● **STATED TASK**
Using the listing below, select the lines with the word "image" and copy them.

● **MATERIAL PROVIDED**

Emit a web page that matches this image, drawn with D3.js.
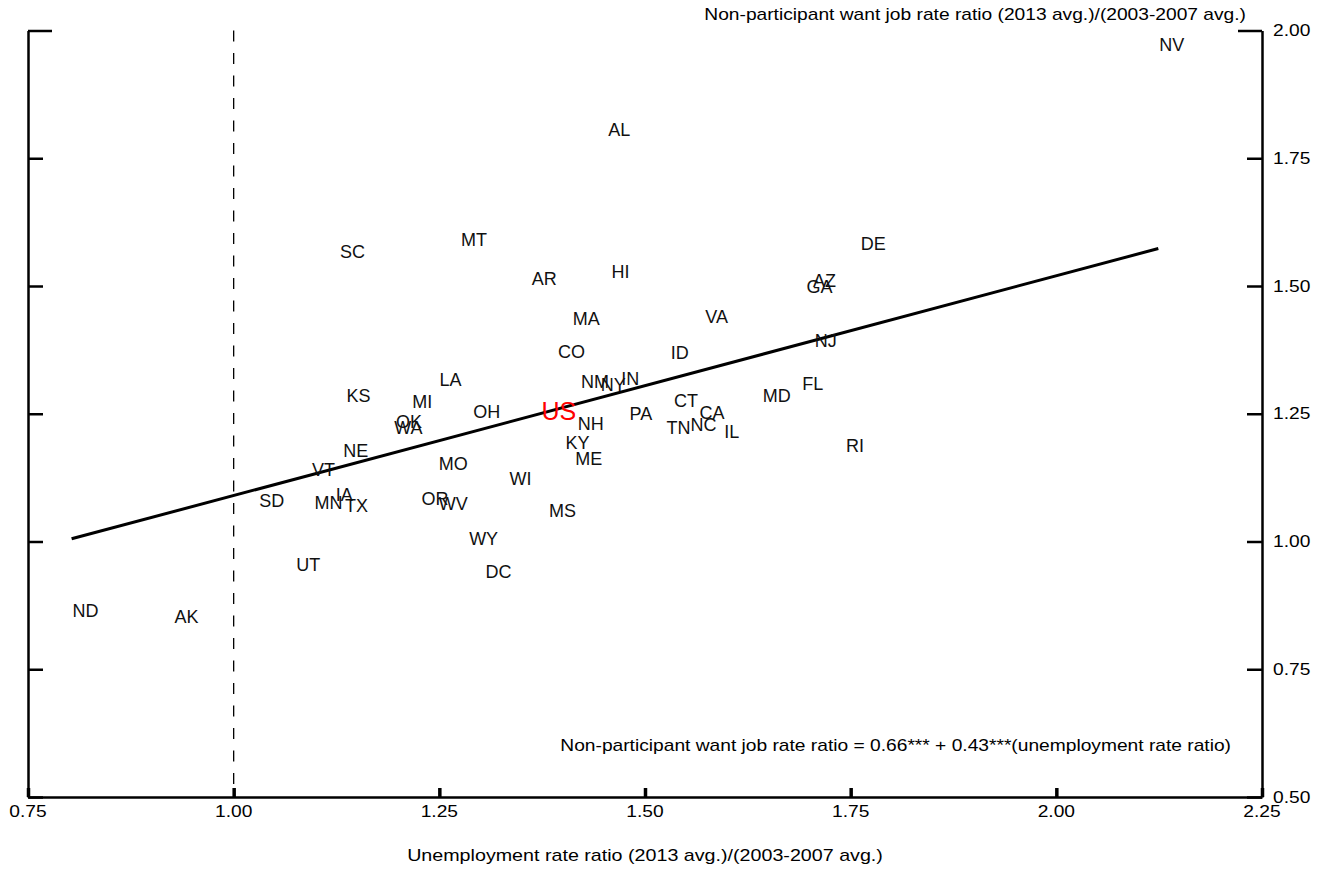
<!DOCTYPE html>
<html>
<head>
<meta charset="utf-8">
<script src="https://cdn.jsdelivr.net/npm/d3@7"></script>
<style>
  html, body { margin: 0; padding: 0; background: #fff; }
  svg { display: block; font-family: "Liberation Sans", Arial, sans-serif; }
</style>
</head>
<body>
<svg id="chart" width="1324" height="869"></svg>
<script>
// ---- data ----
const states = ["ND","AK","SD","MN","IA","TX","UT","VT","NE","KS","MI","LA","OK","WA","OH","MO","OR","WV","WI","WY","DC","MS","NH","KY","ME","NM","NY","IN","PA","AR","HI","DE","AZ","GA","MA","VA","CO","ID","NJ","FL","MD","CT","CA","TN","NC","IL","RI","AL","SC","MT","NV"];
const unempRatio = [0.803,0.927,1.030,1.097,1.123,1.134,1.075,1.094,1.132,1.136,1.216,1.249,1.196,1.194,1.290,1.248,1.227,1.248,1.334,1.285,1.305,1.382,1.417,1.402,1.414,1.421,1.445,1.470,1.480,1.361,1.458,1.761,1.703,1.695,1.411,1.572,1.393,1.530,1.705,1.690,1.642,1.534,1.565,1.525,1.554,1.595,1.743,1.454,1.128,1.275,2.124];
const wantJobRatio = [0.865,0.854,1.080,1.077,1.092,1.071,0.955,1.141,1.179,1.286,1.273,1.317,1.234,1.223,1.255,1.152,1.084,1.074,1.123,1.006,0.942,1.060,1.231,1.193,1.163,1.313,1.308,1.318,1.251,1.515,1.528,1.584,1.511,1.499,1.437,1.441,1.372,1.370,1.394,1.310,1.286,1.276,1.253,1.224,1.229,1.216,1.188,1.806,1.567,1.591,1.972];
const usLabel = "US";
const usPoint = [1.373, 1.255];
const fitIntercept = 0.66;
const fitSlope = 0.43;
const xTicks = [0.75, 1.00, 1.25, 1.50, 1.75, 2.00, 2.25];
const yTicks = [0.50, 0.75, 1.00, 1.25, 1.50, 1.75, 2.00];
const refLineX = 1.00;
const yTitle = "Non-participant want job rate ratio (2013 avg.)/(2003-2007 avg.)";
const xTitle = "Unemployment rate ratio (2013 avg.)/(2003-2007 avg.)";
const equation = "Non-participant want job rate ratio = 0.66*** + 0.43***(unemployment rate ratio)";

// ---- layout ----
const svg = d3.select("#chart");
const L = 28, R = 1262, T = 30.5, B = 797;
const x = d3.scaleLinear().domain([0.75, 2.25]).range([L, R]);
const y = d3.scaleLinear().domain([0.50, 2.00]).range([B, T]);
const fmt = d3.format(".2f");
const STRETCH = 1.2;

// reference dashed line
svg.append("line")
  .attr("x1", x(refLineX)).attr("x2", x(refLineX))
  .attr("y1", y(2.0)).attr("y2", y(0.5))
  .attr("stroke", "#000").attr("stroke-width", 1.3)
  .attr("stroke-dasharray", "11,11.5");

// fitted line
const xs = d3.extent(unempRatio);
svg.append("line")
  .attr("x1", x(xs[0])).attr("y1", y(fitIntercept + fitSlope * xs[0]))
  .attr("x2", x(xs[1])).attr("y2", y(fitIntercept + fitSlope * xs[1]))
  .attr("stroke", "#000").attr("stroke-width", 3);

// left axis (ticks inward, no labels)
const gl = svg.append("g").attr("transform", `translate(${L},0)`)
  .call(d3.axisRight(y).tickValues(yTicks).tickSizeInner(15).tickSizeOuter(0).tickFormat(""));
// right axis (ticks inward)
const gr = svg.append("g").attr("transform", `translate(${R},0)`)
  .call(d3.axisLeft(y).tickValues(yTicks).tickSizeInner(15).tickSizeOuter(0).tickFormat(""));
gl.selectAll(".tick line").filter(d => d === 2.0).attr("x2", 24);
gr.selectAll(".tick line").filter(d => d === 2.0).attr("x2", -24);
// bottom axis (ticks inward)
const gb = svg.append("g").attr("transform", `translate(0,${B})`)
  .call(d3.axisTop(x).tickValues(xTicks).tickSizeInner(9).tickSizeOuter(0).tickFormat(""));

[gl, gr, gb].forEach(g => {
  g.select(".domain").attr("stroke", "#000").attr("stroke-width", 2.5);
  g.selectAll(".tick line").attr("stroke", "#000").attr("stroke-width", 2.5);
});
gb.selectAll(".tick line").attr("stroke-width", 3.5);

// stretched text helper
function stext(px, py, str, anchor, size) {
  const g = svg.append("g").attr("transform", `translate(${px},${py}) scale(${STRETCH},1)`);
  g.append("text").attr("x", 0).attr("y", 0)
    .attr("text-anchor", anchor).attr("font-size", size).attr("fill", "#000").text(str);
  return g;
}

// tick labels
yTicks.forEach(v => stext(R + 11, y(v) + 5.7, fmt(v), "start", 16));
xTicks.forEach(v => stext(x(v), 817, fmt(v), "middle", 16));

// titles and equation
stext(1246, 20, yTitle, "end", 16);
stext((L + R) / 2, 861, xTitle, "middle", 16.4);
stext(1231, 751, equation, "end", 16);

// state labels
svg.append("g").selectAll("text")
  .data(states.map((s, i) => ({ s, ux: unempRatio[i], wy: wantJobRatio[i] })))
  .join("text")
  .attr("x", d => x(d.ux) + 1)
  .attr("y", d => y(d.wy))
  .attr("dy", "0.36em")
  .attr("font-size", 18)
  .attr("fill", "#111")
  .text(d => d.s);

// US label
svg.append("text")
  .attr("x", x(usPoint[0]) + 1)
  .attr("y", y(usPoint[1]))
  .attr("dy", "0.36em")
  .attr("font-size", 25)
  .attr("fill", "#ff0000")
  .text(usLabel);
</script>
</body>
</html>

...

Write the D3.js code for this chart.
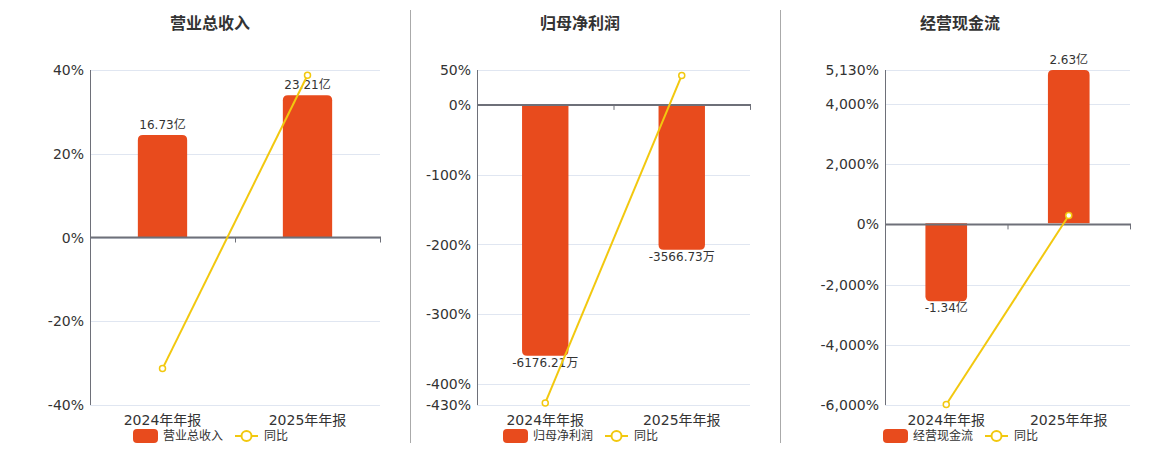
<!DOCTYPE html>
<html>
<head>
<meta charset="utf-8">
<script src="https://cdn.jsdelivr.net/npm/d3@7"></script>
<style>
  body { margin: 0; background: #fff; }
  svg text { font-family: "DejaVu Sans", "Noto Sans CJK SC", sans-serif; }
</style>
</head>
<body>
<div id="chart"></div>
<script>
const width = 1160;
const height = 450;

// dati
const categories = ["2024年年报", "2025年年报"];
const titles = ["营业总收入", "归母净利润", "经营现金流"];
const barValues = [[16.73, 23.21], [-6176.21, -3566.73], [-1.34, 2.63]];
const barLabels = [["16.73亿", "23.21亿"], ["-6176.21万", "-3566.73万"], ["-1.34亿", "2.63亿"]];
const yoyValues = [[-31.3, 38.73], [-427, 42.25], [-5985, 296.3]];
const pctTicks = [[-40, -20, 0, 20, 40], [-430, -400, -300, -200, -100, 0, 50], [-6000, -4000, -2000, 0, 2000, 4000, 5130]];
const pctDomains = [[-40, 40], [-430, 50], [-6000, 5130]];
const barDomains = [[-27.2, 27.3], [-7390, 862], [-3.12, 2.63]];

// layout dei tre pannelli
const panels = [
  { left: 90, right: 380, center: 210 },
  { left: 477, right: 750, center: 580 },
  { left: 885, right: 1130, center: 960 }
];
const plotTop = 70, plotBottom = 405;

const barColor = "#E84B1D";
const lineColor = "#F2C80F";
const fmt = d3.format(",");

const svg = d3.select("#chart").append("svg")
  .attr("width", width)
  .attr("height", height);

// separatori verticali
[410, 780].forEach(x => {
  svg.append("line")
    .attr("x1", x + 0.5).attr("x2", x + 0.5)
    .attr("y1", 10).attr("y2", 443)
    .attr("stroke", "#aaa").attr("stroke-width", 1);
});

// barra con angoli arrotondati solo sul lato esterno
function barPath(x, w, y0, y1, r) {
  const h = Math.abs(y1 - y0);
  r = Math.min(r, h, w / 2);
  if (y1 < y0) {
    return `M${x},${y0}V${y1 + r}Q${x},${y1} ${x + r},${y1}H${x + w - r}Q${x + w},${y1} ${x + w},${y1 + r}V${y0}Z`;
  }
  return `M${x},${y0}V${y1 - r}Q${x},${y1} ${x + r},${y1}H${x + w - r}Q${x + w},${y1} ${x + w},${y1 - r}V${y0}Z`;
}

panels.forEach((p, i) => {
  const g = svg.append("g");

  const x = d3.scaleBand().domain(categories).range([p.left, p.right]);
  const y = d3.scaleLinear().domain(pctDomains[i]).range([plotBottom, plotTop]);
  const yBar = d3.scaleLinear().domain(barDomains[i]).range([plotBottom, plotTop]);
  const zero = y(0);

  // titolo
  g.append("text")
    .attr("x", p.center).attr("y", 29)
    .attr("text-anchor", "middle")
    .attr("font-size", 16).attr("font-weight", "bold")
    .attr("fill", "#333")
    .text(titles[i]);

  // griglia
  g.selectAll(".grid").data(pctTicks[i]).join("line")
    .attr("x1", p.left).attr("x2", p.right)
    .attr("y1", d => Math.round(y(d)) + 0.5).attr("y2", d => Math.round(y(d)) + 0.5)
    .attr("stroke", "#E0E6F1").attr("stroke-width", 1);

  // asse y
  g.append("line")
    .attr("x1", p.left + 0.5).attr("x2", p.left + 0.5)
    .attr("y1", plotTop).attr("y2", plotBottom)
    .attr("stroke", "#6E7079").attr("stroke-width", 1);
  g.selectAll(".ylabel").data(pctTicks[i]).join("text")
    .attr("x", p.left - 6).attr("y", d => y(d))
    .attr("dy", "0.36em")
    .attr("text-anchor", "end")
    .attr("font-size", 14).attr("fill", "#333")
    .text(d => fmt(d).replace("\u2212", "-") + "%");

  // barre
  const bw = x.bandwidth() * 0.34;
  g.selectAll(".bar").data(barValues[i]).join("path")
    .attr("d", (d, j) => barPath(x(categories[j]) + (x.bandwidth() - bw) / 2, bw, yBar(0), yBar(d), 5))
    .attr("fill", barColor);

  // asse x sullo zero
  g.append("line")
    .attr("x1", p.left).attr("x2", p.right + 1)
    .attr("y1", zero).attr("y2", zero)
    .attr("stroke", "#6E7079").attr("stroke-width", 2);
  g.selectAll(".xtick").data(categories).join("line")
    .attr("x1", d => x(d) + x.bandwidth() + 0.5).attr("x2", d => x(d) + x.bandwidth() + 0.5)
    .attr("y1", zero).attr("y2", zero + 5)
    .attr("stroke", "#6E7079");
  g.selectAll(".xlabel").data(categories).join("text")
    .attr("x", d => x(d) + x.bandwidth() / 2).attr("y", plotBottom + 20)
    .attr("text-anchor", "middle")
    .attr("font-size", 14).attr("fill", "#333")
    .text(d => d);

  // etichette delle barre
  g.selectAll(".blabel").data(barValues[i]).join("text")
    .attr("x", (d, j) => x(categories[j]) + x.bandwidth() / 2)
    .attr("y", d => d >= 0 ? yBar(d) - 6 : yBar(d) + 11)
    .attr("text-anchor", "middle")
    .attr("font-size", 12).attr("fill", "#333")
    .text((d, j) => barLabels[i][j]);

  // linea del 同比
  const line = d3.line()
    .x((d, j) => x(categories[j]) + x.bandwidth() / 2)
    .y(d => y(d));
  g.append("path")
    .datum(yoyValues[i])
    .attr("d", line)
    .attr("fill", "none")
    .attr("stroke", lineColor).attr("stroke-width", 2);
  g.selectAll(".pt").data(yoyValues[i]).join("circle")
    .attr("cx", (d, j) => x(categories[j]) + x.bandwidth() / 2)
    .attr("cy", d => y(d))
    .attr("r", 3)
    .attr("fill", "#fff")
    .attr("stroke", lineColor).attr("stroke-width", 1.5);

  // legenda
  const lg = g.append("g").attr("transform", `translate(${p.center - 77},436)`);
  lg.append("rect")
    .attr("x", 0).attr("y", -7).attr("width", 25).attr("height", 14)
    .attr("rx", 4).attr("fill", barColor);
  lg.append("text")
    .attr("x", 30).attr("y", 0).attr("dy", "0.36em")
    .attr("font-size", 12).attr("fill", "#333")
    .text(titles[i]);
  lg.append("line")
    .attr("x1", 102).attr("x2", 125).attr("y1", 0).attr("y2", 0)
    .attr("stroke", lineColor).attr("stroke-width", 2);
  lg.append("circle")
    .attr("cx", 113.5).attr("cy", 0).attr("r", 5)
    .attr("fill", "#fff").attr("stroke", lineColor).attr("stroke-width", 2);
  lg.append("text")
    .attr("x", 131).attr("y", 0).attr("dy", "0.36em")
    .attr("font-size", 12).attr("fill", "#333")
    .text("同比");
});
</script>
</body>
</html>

--

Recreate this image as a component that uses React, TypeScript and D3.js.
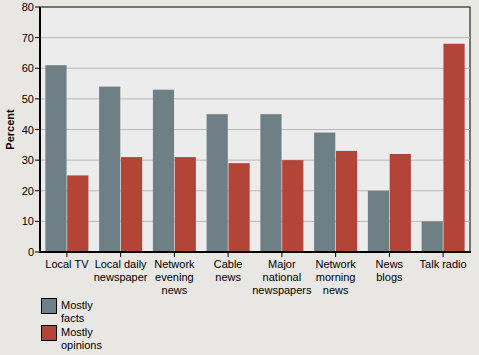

● **FINISHED EXERCISE**
Emit a web page that matches this image, drawn with D3.js.
Recreate this image as a component that uses React, TypeScript and D3.js.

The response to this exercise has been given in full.